RESPOSTA:
O Defeito da Ratoreira
O design inteligente falha no exame da bioquímica.
Por Kenneth R. Miller
Para poder entender porque a comunidade científica não está muito impressionada pelos intentos de ressuscitar o chamado argumento do desenho, ninguém precisa ver mais além que o próprio ensaio de Michael J Behe. Ele afirma que os sistemas bioquímicos complexos não podem ter sido produzidos pela evolução porque possuem uma qualidade que ele chama de complexidade irredutível. Igualmente às ratoeiras, estes sistemas não podem funcionar a menos que cada uma de suas partes se encontre em um lugar apropriado. Dado que "a seleção natural só pode escolher entre sistemas que já estão funcionando" não existe nenhuma forma pela qual os mecanismos Darwinianos podem ter produzido os sistemas complexos que se encontram nas células vivas. E se estes sistemas não podem ter evoluído, eles devem ter sido desenhados. Essa é a totalidade da “evidência” bioquímica para o design inteligente.
Ironicamente, o exemplo do próprio Behe, a ratoeira, mostra porque a idéia está equivocada. Elimine duas das partes (o gatilho e a barra de metal) e pode ser que não se tenha uma ratoeira mas tem-se uma máquina de três partes que faz um clipe de gravata ou um clipe de papel totalmente funcional. Tirando a mola, tem-se um chaveiro de duas partes. O gatilho de algumas ratoeiras pode ser usado um anzol e a base de madeira como um peso de papel, aplicações úteis das demais partes incluem uma grande variedade de coisas como palitos de dente a quebra-nozes e clipes de papel. O ponto, entendido desde muito tempo pela ciência, é que pedaços e peças das máquinas supostamente irredutivelmente complexas podem ter tido diferentes (mas ainda úteis) funções.
A contestação de Behe de que todas e cada uma das peças de uma máquina, mecânicas ou bioquímicas, devem estar montadas em sua forma final antes que algo de útil possa emergir, é simplesmente falsa. A evolução produz máquinas bioquímicas complexas por meios de copiar, modificar e combinar proteínas previamente usadas para outras funções. Quer exemplos? Os sistemas do ensaio de Behe nos servem muito bem.

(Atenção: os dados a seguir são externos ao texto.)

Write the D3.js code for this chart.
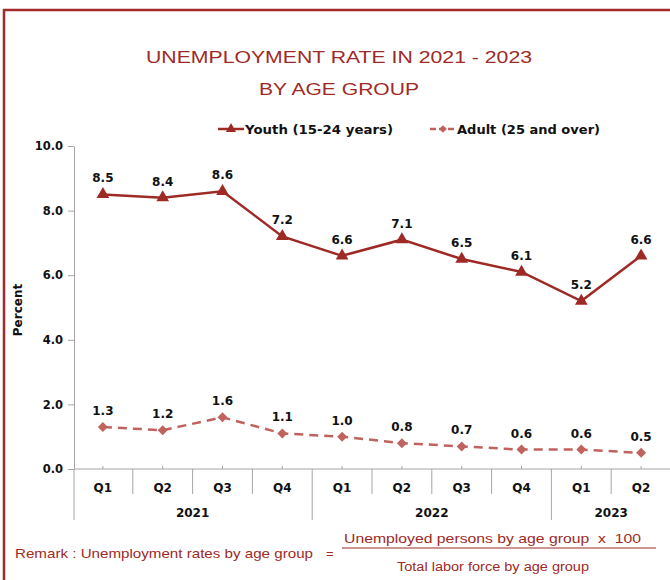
<!DOCTYPE html>
<html lang="en">
<head>
    <meta charset="UTF-8">
    <title>Unemployment Rate by Age Group</title>
    <script src="https://d3js.org/d3.v7.min.js"></script>
    <style>
        body { margin: 0; background: #fff; }
        svg { display: block; }
    </style>
</head>
<body>

    <svg width="670" height="580"></svg>

    <script>
        // Data
        const quarters = ["Q1", "Q2", "Q3", "Q4", "Q1", "Q2", "Q3", "Q4", "Q1", "Q2"];
        const years = [
            { label: "2021", from: 0, to: 4 },
            { label: "2022", from: 4, to: 8 },
            { label: "2023", from: 8, to: 10 }
        ];
        const youth = [8.5, 8.4, 8.6, 7.2, 6.6, 7.1, 6.5, 6.1, 5.2, 6.6];
        const adult = [1.3, 1.2, 1.6, 1.1, 1.0, 0.8, 0.7, 0.6, 0.6, 0.5];
        const yTicks = [0, 2, 4, 6, 8, 10];

        const darkRed = "#9e2a26";
        const rose = "#c0625d";
        const grey = "#a6a6a6";
        const boldFont = "'DejaVu Sans', Verdana, sans-serif";
        const plainFont = "'Liberation Sans', Arial, sans-serif";

        const svg = d3.select("svg");

        // outer frame
        svg.append("rect")
            .attr("x", 4).attr("y", 10)
            .attr("width", 700).attr("height", 620)
            .attr("fill", "none")
            .attr("stroke", "#a52a2a")
            .attr("stroke-width", 2.5);

        // Title (wide face, so stretch the glyphs a little)
        svg.append("text")
            .attr("x", 146).attr("y", 63)
            .attr("font-family", plainFont)
            .attr("font-size", 17)
            .attr("fill", darkRed)
            .attr("textLength", 386)
            .attr("lengthAdjust", "spacingAndGlyphs")
            .text("UNEMPLOYMENT RATE IN 2021 - 2023");
        svg.append("text")
            .attr("x", 259).attr("y", 95)
            .attr("font-family", plainFont)
            .attr("font-size", 17)
            .attr("fill", darkRed)
            .attr("textLength", 160)
            .attr("lengthAdjust", "spacingAndGlyphs")
            .text("BY AGE GROUP");

        // Scales
        const x = d3.scaleBand()
            .domain(d3.range(quarters.length))
            .range([73, 671]);
        const cx = i => x(i) + x.bandwidth() / 2;

        const y = d3.scaleLinear()
            .domain([0, 10])
            .range([469, 146]);

        // Y axis
        const yAxis = svg.append("g")
            .attr("transform", "translate(74,0)")
            .call(d3.axisLeft(y).tickValues(yTicks).tickFormat(d3.format(".1f")).tickSize(6).tickSizeOuter(0));
        yAxis.select(".domain").attr("stroke", grey);
        yAxis.selectAll(".tick line").attr("stroke", grey);
        yAxis.selectAll(".tick text")
            .attr("x", -11)
            .attr("font-family", boldFont)
            .attr("font-weight", "bold")
            .attr("font-size", 11.5)
            .attr("fill", "#111");

        // Y label
        svg.append("text")
            .attr("transform", "translate(22,310) rotate(-90)")
            .attr("text-anchor", "middle")
            .attr("font-family", boldFont)
            .attr("font-weight", "bold")
            .attr("font-size", 12)
            .attr("fill", "#111")
            .text("Percent");

        // X axis line
        svg.append("line")
            .attr("x1", 74).attr("x2", 671)
            .attr("y1", y(0)).attr("y2", y(0))
            .attr("stroke", grey);

        // small tick marks at category centers
        svg.append("g").selectAll("line")
            .data(quarters)
            .join("line")
            .attr("x1", (d, i) => cx(i)).attr("x2", (d, i) => cx(i))
            .attr("y1", y(0) - 3).attr("y2", y(0))
            .attr("stroke", grey);

        // separators between quarters / years
        const yearEdges = new Set(years.map(d => d.from));
        svg.append("g").selectAll("line")
            .data(d3.range(0, quarters.length))
            .join("line")
            .attr("x1", i => i === 0 ? 74 : x(i))
            .attr("x2", i => i === 0 ? 74 : x(i))
            .attr("y1", y(0))
            .attr("y2", i => yearEdges.has(i) ? y(0) + 51 : y(0) + 25)
            .attr("stroke", grey);

        // quarter labels
        svg.append("g").selectAll("text")
            .data(quarters)
            .join("text")
            .attr("x", (d, i) => cx(i))
            .attr("y", 492)
            .attr("text-anchor", "middle")
            .attr("font-family", boldFont)
            .attr("font-weight", "bold")
            .attr("font-size", 12)
            .attr("fill", "#111")
            .text(d => d);

        // year labels
        svg.append("g").selectAll("text")
            .data(years)
            .join("text")
            .attr("x", d => (x(d.from) + x(d.to - 1) + x.bandwidth()) / 2)
            .attr("y", 517)
            .attr("text-anchor", "middle")
            .attr("font-family", boldFont)
            .attr("font-weight", "bold")
            .attr("font-size", 12)
            .attr("fill", "#111")
            .text(d => d.label);

        const line = d3.line()
            .x((d, i) => cx(i))
            .y(d => y(d));

        // Youth series
        svg.append("path")
            .datum(youth)
            .attr("fill", "none")
            .attr("stroke", darkRed)
            .attr("stroke-width", 2.5)
            .attr("d", line);
        svg.append("g").selectAll("path")
            .data(youth)
            .join("path")
            .attr("transform", (d, i) => `translate(${cx(i)},${y(d)})`)
            .attr("d", d3.symbol(d3.symbolTriangle, 70))
            .attr("fill", darkRed);

        // Adult series
        svg.append("path")
            .datum(adult)
            .attr("fill", "none")
            .attr("stroke", rose)
            .attr("stroke-width", 2.5)
            .attr("stroke-dasharray", "9,6")
            .attr("d", line);
        svg.append("g").selectAll("path")
            .data(adult)
            .join("path")
            .attr("transform", (d, i) => `translate(${cx(i)},${y(d)}) rotate(45)`)
            .attr("d", d3.symbol(d3.symbolSquare, 50))
            .attr("fill", rose);

        // value labels
        [youth, adult].forEach(series => {
            svg.append("g").selectAll("text")
                .data(series)
                .join("text")
                .attr("x", (d, i) => cx(i))
                .attr("y", d => y(d) - 12)
                .attr("text-anchor", "middle")
                .attr("font-family", boldFont)
                .attr("font-weight", "bold")
                .attr("font-size", 12)
                .attr("fill", "#111")
                .text(d => d3.format(".1f")(d));
        });

        // Legend
        const legend = [
            { name: "Youth (15-24 years)", color: darkRed, dash: null, sym: "tri", x: 218, w: 148 },
            { name: "Adult (25 and over)", color: rose, dash: "6,3", sym: "dia", x: 430, w: 143 }
        ];
        legend.forEach(l => {
            const g = svg.append("g").attr("transform", `translate(${l.x},129)`);
            g.append("line")
                .attr("x1", 0).attr("x2", 26)
                .attr("stroke", l.color)
                .attr("stroke-width", 2.5)
                .attr("stroke-dasharray", l.dash);
            g.append("path")
                .attr("transform", l.sym === "tri" ? "translate(13,0)" : "translate(13,0) rotate(45)")
                .attr("d", l.sym === "tri" ? d3.symbol(d3.symbolTriangle, 45) : d3.symbol(d3.symbolSquare, 30))
                .attr("fill", l.color);
            g.append("text")
                .attr("x", 27).attr("y", 5)
                .attr("font-family", boldFont)
                .attr("font-weight", "bold")
                .attr("font-size", 13)
                .attr("fill", "#111")
                .attr("textLength", l.w)
                .attr("lengthAdjust", "spacingAndGlyphs")
                .text(l.name);
        });

        // Remark formula
        svg.append("text")
            .attr("x", 15).attr("y", 558)
            .attr("font-family", plainFont)
            .attr("font-size", 13)
            .attr("fill", darkRed)
            .attr("textLength", 298)
            .attr("lengthAdjust", "spacingAndGlyphs")
            .text("Remark : Unemployment rates by age group");
        svg.append("text")
            .attr("x", 326).attr("y", 558)
            .attr("font-family", plainFont)
            .attr("font-size", 13)
            .attr("fill", darkRed)
            .text("=");
        svg.append("line")
            .attr("x1", 342).attr("x2", 656)
            .attr("y1", 548).attr("y2", 548)
            .attr("stroke", darkRed)
            .attr("stroke-width", 1.2);
        svg.append("text")
            .attr("x", 344).attr("y", 543)
            .attr("font-family", plainFont)
            .attr("font-size", 13)
            .attr("fill", darkRed)
            .attr("xml:space", "preserve")
            .attr("textLength", 297)
            .attr("lengthAdjust", "spacingAndGlyphs")
            .text("Unemployed persons by age group  x  100");
        svg.append("text")
            .attr("x", 397).attr("y", 571)
            .attr("font-family", plainFont)
            .attr("font-size", 12)
            .attr("fill", darkRed)
            .attr("textLength", 192)
            .attr("lengthAdjust", "spacingAndGlyphs")
            .text("Total labor force by age group");
    </script>

</body>
</html>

Ele escreve que a ausência de "praticamente qualquer uma" de suas partes faz com que o flagelo bacteriano “não funcione”. Mas, adivinhe só. Um pequeno grupo de proteínas do flagelo funciona sem o resto da máquina. É usado por muitas bactérias como um dispositivo para injetar veneno em outras células. Apesar de que a função levada a cabo por esta pequena parte é diferente quando trabalha sozinha, ainda assim pode ser influenciada pela seleção natural.
As proteínas chave que aglutinam o sangue seguem este padrão também. Elas são, na realidade, versões modificadas de proteínas que são usadas pelo sistema digestivo. O elegante trabalho de Russell Doolittle tem mostrado como a evolução duplicou, redefiniu e modificou estas proteínas para produzir o sistema de coagulação do sangue nos vertebrados.
E Behe pode levantar as mãos e dizer que ele não pode imaginar como os componentes que movem as proteínas entre os compartimentos intracelulares podem ter evoluído, mas os cientistas que trabalham com estes sistemas estão completamente em desacordo. Em um artigo da revista científica Cell em 1998, um grupo de cientistas do Instituto Sloan-Kettering liderado por James Rothman, descreveu a extraordinária simplicidade e uniformidade destes mecanismos. Eles também notaram que estes mecanismos “sugeriam de uma forma natural como os muitos e variados compartimentos das células eucarióticas poderiam ter evoluído”. Parece então que os pesquisadores ativos vêem algo muito diferente do que Behe vê nestes sistemas. Eles vêem a evolução.
Se Behe sugerir que as complexidades da natureza, a vida e o universo revelam um mundo de significado e propósito consistente com uma inteligência divina, seu ponto de vista é filosófico, não científico. Incidentalmente, é um ponto de vista filosófico que eu compartilho. Entretanto, para apoiar este ponto de vista, não devemos achar necessário fingir que sabemos menos do que realmente sabemos sobre a evolução dos sistemas vivos. Numa análise final, a hipótese bioquímica do design inteligente fracassa, não porque a comunidade científica de feche a ela, senão pela razão mais básica de todas: porque está irresistivelmente contradita pela evidência científica.